* **Given task**
Among the entries below, copy only the span from the line containing "Give me the Plotly source for this chart." through the line containing "6, 1, 1, 2, 1]". Do so exactly, and skip the pictures.

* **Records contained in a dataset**
____________
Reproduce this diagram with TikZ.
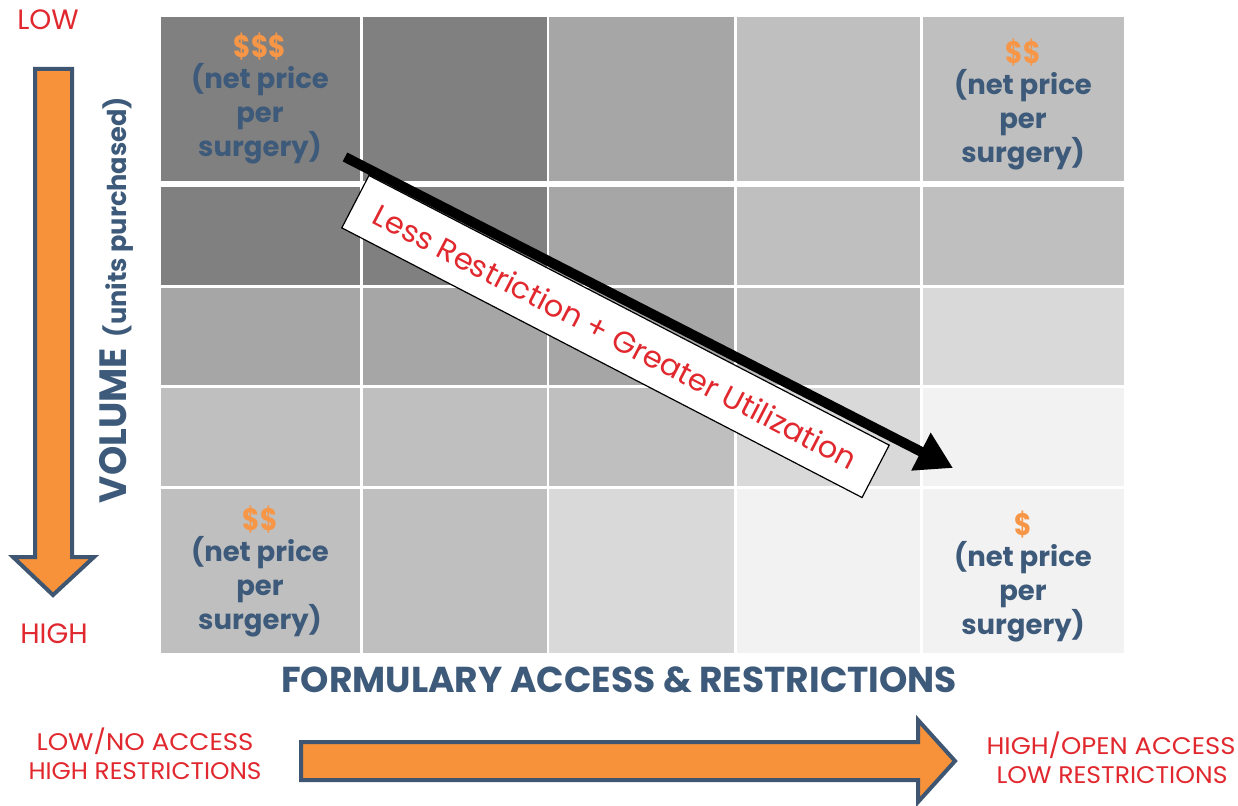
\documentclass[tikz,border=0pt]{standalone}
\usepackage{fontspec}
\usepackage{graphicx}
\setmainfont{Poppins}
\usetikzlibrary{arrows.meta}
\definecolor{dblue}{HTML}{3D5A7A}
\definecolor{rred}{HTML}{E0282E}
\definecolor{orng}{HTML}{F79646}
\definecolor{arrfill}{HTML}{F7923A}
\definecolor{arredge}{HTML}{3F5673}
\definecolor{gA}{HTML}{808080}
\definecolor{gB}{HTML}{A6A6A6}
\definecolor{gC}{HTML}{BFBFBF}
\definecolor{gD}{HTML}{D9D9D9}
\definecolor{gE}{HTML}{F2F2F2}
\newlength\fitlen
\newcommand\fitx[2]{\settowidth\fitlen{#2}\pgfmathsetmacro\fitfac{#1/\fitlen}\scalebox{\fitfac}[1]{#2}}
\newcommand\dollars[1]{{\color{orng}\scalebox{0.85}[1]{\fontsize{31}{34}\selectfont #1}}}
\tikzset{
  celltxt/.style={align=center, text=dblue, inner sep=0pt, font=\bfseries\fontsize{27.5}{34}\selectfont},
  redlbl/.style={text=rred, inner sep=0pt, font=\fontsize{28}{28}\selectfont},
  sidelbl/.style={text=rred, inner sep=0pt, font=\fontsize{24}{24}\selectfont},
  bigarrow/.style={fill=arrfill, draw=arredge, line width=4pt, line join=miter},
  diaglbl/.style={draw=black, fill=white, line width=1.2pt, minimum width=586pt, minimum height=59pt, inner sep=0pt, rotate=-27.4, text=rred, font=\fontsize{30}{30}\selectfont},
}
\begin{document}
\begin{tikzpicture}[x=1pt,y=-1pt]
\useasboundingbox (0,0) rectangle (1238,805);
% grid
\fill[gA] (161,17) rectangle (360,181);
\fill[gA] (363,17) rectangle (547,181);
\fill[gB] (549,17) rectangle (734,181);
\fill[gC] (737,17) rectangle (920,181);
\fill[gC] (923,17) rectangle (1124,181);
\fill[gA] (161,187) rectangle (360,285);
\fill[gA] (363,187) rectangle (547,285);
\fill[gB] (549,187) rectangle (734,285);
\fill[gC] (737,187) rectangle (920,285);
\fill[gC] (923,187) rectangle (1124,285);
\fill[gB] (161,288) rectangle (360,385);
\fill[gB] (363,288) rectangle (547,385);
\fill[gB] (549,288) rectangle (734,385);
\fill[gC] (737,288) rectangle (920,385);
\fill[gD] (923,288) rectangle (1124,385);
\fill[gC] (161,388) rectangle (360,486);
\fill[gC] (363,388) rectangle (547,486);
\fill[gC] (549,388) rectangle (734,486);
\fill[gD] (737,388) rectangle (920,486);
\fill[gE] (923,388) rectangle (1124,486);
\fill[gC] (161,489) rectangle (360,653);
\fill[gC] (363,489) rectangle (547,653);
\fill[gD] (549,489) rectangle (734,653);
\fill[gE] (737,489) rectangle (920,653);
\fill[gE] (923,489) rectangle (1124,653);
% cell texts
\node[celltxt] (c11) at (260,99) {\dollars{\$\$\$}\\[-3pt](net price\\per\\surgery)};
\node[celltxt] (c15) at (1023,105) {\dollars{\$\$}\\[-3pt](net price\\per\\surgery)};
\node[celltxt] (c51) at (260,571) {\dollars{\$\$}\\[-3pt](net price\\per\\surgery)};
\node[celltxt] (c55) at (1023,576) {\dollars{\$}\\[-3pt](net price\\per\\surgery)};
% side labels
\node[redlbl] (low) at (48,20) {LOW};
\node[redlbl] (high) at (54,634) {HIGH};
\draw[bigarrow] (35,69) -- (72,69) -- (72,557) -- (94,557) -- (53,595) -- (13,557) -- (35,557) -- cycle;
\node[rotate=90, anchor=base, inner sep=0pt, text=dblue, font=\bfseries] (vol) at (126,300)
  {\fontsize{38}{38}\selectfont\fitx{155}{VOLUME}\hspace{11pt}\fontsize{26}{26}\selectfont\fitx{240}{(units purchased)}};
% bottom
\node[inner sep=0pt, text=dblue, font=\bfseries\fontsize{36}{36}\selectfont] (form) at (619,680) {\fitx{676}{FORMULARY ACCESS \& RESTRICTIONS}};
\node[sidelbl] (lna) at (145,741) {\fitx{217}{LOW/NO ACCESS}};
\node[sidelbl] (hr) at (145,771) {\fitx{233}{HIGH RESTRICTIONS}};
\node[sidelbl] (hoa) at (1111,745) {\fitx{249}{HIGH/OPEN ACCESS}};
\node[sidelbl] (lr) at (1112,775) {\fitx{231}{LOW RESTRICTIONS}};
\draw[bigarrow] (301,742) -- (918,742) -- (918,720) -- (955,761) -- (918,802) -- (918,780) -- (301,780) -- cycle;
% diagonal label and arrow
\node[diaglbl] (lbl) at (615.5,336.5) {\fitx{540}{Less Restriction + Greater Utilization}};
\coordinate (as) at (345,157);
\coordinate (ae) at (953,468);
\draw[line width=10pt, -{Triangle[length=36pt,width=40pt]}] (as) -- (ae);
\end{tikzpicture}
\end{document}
____________
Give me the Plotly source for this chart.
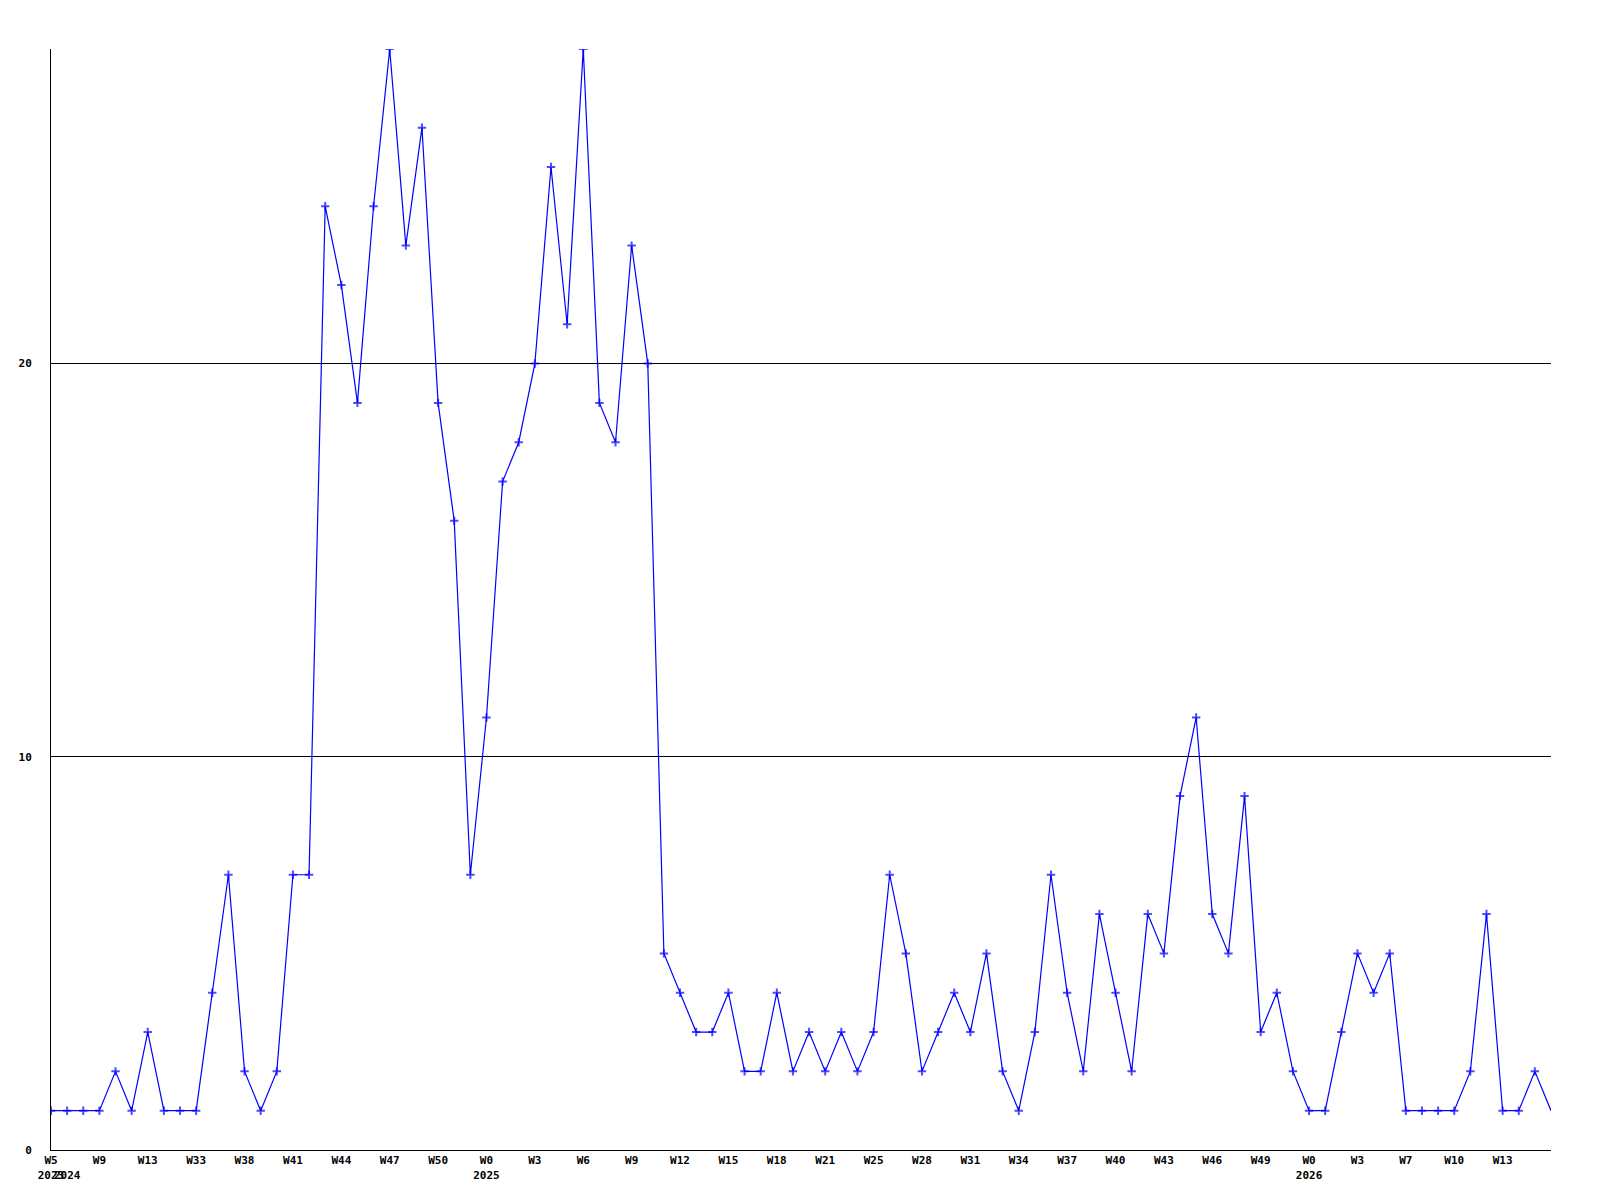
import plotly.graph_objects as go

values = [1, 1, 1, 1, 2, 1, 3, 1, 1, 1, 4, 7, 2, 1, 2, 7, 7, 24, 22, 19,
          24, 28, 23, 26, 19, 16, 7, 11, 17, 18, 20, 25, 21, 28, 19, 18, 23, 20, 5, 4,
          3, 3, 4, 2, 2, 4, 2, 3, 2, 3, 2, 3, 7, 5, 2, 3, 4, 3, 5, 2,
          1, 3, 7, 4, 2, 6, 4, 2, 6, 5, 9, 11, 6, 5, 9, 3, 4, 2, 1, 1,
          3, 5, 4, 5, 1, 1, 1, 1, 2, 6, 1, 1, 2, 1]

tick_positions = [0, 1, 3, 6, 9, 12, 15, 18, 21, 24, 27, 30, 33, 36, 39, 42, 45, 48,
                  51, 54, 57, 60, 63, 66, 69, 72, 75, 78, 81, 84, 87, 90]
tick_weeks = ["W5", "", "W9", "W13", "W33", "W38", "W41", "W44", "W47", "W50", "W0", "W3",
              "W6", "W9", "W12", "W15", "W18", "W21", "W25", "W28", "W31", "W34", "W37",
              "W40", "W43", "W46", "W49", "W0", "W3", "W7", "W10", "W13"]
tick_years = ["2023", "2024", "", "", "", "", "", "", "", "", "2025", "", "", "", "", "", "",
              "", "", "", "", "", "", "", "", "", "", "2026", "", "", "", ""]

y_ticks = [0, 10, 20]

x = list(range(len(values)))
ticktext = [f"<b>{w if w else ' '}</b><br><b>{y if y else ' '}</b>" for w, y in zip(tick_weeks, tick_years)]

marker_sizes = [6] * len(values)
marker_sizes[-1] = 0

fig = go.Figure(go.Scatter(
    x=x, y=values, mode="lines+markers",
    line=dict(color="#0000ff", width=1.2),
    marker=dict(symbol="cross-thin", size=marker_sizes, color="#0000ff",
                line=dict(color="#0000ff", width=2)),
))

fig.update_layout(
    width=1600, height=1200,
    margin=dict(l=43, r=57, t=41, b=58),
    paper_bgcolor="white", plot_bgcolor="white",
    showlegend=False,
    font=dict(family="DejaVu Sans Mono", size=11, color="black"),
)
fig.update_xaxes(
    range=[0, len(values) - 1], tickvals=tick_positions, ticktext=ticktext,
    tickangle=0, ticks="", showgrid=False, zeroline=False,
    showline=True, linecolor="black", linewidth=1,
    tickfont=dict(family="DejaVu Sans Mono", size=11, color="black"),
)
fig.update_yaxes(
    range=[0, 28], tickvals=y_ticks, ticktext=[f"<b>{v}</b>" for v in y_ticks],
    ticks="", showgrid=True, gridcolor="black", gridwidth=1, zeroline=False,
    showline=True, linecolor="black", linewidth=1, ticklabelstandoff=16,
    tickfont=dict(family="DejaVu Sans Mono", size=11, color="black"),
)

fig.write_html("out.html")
____________
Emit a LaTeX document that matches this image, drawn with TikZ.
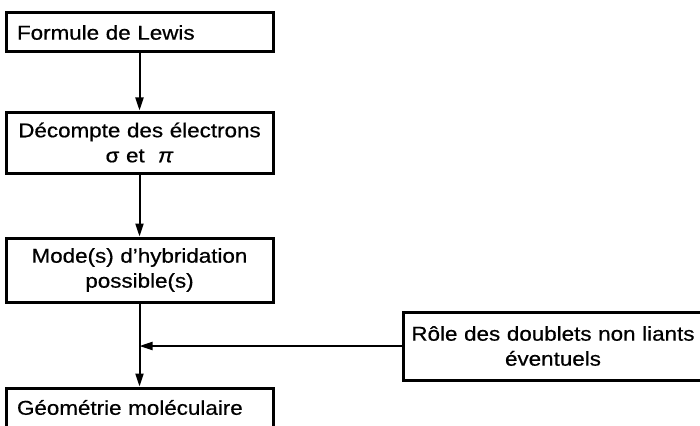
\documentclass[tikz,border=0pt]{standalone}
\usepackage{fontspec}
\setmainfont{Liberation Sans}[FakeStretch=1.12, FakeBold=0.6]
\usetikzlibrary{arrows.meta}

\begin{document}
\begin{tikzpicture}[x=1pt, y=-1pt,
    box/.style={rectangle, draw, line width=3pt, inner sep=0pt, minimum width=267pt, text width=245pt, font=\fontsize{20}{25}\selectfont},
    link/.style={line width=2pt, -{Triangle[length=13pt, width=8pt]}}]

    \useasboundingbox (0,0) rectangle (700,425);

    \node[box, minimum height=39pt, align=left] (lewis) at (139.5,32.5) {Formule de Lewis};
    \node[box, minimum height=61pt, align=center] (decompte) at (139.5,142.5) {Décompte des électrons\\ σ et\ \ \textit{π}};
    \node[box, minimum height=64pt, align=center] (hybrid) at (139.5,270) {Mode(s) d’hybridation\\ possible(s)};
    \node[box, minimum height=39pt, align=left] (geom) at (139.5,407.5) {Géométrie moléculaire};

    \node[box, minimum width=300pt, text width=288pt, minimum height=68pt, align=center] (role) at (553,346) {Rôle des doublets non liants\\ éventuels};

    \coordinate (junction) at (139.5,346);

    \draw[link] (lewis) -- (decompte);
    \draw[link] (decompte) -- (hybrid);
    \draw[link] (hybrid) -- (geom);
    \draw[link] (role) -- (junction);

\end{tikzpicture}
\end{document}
____________
* **Result**
Give me the Plotly source for this chart.
import plotly.graph_objects as go

values = [1, 1, 1, 1, 2, 1, 3, 1, 1, 1, 4, 7, 2, 1, 2, 7, 7, 24, 22, 19,
          24, 28, 23, 26, 19, 16, 7, 11, 17, 18, 20, 25, 21, 28, 19, 18, 23, 20, 5, 4,
          3, 3, 4, 2, 2, 4, 2, 3, 2, 3, 2, 3, 7, 5, 2, 3, 4, 3, 5, 2,
          1, 3, 7, 4, 2, 6, 4, 2, 6, 5, 9, 11, 6, 5, 9, 3, 4, 2, 1, 1,
          3, 5, 4, 5, 1, 1, 1, 1, 2, 6, 1, 1, 2, 1]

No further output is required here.